▸ Set task:
What is the count of lines that hold the word "Reproduce"? Give only the number.

(Rows from a dataset of charts and code)
(begin)
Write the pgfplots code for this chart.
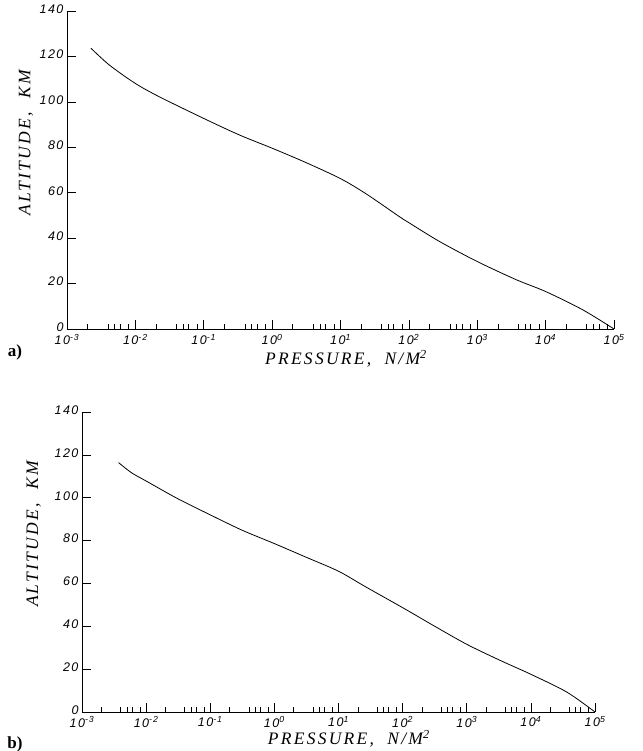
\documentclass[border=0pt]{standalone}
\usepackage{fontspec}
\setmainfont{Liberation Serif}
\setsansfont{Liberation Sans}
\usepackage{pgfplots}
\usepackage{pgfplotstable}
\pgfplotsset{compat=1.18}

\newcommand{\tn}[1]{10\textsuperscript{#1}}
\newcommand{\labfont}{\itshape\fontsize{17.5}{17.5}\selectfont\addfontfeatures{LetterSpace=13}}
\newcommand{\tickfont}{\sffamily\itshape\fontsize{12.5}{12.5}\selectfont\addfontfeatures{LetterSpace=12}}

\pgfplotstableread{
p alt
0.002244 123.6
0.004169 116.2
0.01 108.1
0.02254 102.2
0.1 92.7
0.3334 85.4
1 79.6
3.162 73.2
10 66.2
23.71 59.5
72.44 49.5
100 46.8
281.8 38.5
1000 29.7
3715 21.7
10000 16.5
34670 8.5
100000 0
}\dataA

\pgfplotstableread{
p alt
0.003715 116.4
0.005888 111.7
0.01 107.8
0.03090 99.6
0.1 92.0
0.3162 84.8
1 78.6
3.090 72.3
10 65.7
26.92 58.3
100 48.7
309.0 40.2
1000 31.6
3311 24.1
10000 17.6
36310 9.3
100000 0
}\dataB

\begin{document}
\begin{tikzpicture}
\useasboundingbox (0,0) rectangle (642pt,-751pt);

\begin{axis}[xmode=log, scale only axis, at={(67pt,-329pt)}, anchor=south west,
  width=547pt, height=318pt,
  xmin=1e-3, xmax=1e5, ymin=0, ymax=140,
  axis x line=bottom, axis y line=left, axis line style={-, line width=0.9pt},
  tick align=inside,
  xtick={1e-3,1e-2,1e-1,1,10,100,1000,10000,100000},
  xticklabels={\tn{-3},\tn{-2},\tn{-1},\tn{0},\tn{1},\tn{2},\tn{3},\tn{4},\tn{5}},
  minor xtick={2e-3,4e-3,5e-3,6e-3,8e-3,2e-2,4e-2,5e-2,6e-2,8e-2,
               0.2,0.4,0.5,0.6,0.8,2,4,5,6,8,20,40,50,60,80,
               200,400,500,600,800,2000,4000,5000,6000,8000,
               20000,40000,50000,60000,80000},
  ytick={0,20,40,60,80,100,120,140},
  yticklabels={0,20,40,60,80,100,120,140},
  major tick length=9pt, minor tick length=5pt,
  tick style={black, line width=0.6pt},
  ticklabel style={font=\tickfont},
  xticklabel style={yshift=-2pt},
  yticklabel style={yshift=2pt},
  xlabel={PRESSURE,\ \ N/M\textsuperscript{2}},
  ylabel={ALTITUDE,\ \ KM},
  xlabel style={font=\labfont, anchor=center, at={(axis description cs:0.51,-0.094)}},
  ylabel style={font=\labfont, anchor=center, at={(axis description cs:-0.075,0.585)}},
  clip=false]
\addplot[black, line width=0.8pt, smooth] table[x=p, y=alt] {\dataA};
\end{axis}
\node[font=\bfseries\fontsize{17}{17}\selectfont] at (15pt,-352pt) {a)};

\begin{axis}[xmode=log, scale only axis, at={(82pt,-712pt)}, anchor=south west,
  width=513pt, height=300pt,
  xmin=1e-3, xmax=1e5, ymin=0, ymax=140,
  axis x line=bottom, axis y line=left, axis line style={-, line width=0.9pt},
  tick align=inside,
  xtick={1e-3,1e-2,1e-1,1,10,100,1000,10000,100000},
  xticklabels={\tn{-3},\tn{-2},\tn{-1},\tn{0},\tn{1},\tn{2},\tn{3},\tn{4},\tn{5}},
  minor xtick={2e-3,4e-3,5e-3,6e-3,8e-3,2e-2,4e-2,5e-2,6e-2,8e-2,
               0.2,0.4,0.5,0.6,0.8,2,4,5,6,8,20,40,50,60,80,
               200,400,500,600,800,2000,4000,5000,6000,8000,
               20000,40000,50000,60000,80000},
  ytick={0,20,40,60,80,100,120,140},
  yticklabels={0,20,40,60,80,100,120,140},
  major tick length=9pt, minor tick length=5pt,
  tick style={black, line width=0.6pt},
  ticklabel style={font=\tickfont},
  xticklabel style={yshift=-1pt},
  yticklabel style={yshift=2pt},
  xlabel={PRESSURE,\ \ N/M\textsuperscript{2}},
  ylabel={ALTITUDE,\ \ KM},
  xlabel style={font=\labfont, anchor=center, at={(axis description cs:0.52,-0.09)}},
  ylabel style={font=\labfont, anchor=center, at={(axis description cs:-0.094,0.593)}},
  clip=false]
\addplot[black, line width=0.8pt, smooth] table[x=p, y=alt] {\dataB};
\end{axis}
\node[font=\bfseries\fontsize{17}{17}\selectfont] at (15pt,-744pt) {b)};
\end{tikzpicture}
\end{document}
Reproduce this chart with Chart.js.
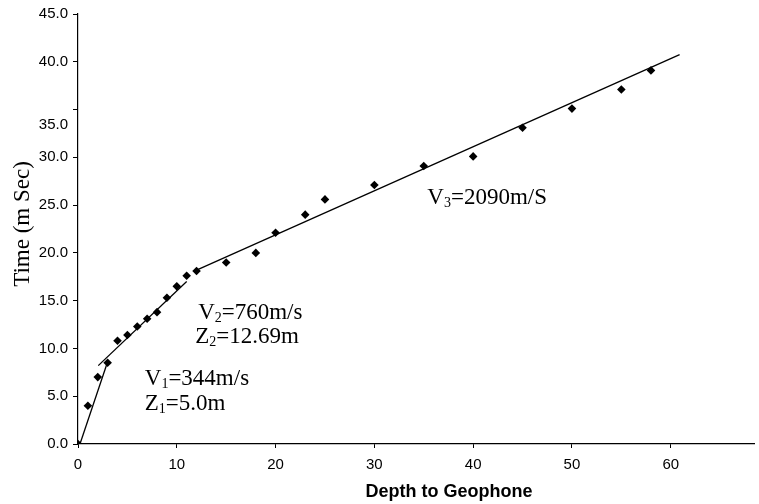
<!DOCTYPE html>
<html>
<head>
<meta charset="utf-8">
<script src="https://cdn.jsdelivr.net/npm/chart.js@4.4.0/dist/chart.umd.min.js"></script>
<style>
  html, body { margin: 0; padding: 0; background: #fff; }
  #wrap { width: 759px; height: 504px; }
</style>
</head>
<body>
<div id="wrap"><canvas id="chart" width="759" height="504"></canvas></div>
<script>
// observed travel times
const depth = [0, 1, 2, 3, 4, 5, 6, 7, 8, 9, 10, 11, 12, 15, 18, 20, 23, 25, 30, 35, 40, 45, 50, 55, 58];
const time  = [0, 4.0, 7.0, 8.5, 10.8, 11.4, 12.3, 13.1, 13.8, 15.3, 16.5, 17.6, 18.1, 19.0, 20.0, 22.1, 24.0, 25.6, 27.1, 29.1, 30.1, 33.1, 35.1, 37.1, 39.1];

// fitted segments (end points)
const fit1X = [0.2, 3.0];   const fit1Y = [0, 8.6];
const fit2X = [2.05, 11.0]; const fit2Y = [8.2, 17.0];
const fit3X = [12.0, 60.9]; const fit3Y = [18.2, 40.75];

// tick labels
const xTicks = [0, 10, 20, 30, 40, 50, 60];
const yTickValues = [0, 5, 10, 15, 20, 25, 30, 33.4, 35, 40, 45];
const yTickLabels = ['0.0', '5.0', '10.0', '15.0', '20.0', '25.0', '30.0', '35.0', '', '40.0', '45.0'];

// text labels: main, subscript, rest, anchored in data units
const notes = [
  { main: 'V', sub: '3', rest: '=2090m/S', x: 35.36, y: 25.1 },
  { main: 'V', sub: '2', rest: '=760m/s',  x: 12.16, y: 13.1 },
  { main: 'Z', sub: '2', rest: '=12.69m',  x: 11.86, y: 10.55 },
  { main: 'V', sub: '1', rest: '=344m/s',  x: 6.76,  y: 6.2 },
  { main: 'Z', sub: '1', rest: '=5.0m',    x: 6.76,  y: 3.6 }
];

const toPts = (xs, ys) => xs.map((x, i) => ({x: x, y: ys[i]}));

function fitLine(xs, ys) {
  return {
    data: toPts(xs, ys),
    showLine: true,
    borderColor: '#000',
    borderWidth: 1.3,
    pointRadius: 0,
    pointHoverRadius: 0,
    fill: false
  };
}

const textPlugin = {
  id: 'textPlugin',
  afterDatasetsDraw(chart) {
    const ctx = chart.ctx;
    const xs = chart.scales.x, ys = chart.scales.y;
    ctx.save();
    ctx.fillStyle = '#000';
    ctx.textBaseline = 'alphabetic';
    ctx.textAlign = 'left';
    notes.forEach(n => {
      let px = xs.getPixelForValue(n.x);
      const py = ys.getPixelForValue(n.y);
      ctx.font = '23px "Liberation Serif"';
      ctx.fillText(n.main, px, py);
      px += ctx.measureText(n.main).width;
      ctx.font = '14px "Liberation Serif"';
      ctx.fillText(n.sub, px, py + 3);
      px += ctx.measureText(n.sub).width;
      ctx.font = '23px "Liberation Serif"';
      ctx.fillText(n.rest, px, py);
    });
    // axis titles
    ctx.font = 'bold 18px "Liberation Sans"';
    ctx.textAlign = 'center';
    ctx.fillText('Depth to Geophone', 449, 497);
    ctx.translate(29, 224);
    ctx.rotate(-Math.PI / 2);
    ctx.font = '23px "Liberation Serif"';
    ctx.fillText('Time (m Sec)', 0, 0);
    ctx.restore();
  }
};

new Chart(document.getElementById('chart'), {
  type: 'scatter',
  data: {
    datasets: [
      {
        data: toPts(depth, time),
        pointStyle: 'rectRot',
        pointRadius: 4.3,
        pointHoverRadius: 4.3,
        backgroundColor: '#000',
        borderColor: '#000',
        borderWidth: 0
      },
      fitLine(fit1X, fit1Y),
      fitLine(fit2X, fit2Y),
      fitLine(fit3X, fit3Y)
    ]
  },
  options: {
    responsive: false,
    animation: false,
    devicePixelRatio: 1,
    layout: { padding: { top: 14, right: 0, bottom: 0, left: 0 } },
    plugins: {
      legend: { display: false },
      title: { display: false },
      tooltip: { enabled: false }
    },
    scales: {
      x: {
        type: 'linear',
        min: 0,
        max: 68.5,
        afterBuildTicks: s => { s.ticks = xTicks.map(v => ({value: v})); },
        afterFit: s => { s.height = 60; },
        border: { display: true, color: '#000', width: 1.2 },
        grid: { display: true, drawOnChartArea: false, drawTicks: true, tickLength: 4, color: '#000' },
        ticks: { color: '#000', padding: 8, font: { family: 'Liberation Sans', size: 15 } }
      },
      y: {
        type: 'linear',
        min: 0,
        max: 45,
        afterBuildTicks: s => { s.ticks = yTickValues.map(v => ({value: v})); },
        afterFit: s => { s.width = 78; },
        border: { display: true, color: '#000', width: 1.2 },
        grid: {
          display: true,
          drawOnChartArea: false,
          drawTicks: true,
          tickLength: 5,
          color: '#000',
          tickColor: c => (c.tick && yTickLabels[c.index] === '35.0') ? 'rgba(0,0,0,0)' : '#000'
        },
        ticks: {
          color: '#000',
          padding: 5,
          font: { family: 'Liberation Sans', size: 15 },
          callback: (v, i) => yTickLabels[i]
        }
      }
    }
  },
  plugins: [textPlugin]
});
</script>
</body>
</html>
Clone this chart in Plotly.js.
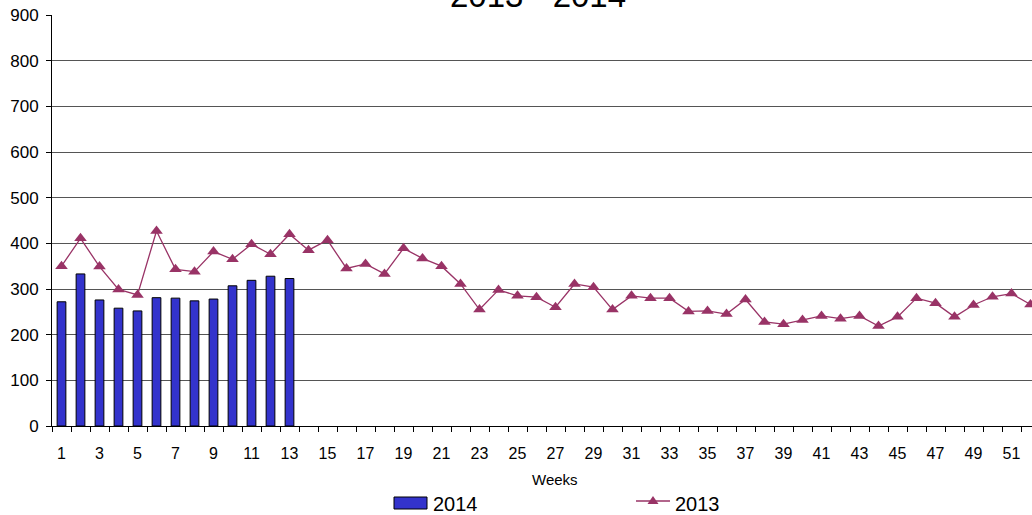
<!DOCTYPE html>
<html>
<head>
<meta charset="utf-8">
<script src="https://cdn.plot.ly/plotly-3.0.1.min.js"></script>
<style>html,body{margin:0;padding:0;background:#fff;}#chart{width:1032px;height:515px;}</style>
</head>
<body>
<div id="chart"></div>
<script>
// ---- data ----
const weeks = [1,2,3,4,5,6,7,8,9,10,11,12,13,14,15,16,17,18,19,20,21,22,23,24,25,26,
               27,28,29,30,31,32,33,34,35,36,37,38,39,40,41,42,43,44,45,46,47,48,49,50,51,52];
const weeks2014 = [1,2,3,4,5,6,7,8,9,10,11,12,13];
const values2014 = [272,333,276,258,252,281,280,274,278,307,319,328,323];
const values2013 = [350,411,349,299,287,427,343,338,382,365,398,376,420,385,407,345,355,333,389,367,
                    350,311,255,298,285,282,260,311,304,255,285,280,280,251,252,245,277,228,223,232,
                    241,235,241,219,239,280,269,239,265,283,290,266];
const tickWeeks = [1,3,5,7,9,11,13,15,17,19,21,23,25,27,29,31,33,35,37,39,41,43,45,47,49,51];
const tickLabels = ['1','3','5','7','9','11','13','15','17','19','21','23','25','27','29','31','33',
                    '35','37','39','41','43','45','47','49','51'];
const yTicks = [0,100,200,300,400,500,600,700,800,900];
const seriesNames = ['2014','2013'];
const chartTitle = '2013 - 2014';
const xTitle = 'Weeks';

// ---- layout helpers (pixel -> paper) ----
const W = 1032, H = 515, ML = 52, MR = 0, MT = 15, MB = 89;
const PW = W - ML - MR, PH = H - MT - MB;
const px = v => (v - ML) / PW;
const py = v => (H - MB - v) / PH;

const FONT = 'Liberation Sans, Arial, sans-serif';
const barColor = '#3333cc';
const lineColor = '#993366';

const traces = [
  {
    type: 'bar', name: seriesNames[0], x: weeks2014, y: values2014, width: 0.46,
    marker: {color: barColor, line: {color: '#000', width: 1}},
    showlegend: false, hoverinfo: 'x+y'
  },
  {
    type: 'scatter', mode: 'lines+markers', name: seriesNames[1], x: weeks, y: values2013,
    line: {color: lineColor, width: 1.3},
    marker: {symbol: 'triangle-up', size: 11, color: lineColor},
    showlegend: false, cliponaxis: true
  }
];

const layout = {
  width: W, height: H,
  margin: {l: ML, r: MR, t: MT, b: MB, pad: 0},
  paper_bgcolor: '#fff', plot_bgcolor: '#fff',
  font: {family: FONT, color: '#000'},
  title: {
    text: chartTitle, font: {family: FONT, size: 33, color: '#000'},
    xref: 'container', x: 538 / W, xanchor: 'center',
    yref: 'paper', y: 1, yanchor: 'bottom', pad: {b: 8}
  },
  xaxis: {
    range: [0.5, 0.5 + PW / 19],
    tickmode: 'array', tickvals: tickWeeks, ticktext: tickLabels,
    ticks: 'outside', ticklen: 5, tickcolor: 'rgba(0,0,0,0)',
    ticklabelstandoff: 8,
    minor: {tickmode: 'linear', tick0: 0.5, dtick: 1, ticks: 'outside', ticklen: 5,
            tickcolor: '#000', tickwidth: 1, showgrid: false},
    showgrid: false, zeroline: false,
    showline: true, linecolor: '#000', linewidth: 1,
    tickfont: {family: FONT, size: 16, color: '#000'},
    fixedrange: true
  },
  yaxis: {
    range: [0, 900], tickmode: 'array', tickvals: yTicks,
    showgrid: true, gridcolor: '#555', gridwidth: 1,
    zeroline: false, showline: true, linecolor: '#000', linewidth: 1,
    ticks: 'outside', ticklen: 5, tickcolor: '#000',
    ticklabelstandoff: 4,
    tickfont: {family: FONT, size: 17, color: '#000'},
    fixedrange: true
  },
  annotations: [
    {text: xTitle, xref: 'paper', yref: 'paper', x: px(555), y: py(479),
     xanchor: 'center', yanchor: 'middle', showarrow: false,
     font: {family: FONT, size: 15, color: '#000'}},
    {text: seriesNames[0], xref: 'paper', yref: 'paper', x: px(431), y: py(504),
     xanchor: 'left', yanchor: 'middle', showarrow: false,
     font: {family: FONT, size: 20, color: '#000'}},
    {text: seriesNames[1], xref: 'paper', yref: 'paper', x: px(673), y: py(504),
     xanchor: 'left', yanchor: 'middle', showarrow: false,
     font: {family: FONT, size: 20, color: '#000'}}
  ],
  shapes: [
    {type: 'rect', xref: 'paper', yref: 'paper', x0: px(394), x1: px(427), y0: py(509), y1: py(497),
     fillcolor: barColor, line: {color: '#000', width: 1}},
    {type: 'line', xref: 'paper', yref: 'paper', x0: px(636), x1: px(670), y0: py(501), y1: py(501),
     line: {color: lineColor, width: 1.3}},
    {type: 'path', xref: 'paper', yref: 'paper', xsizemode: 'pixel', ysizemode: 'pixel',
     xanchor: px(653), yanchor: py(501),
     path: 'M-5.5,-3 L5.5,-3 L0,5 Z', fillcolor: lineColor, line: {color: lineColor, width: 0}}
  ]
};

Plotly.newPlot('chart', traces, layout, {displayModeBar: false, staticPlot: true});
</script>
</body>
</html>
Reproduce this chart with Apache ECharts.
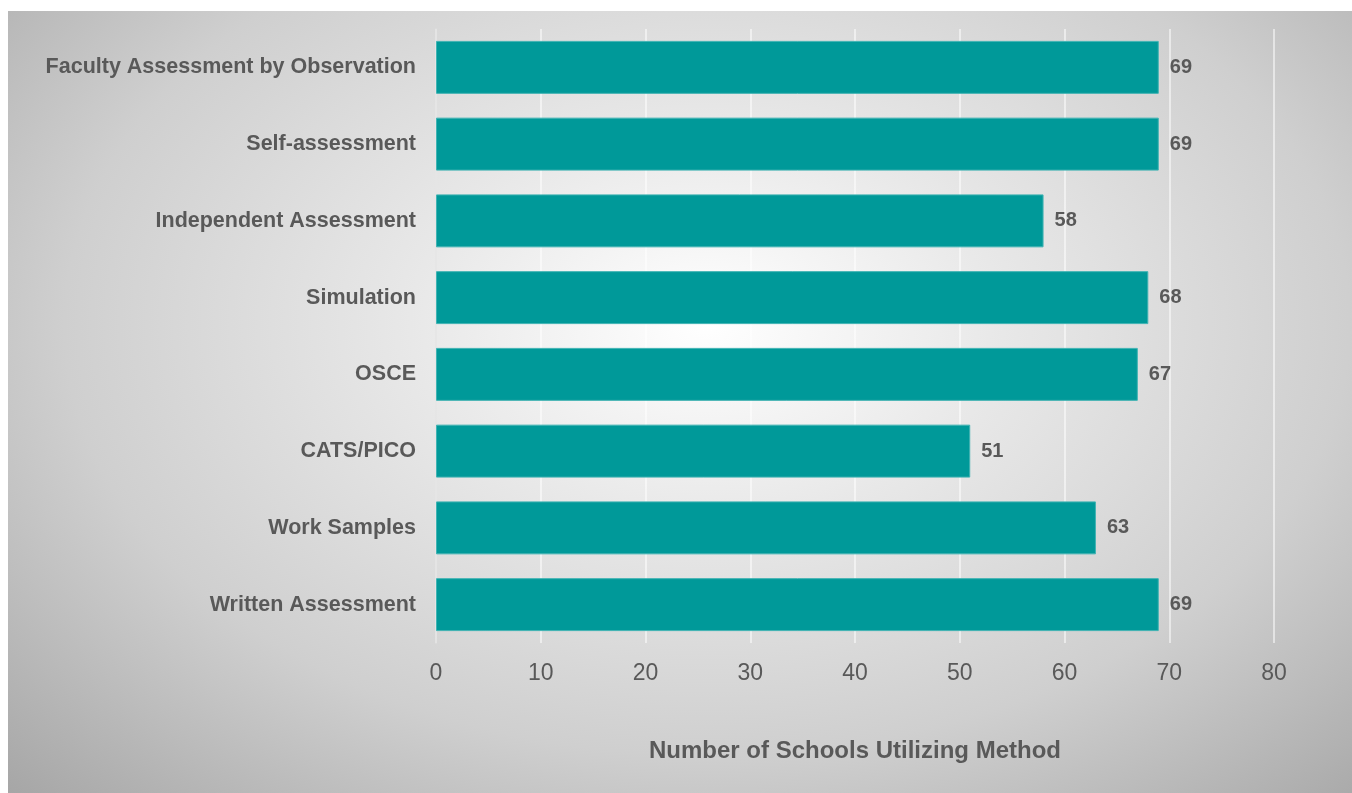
(end)
▸ Result:
2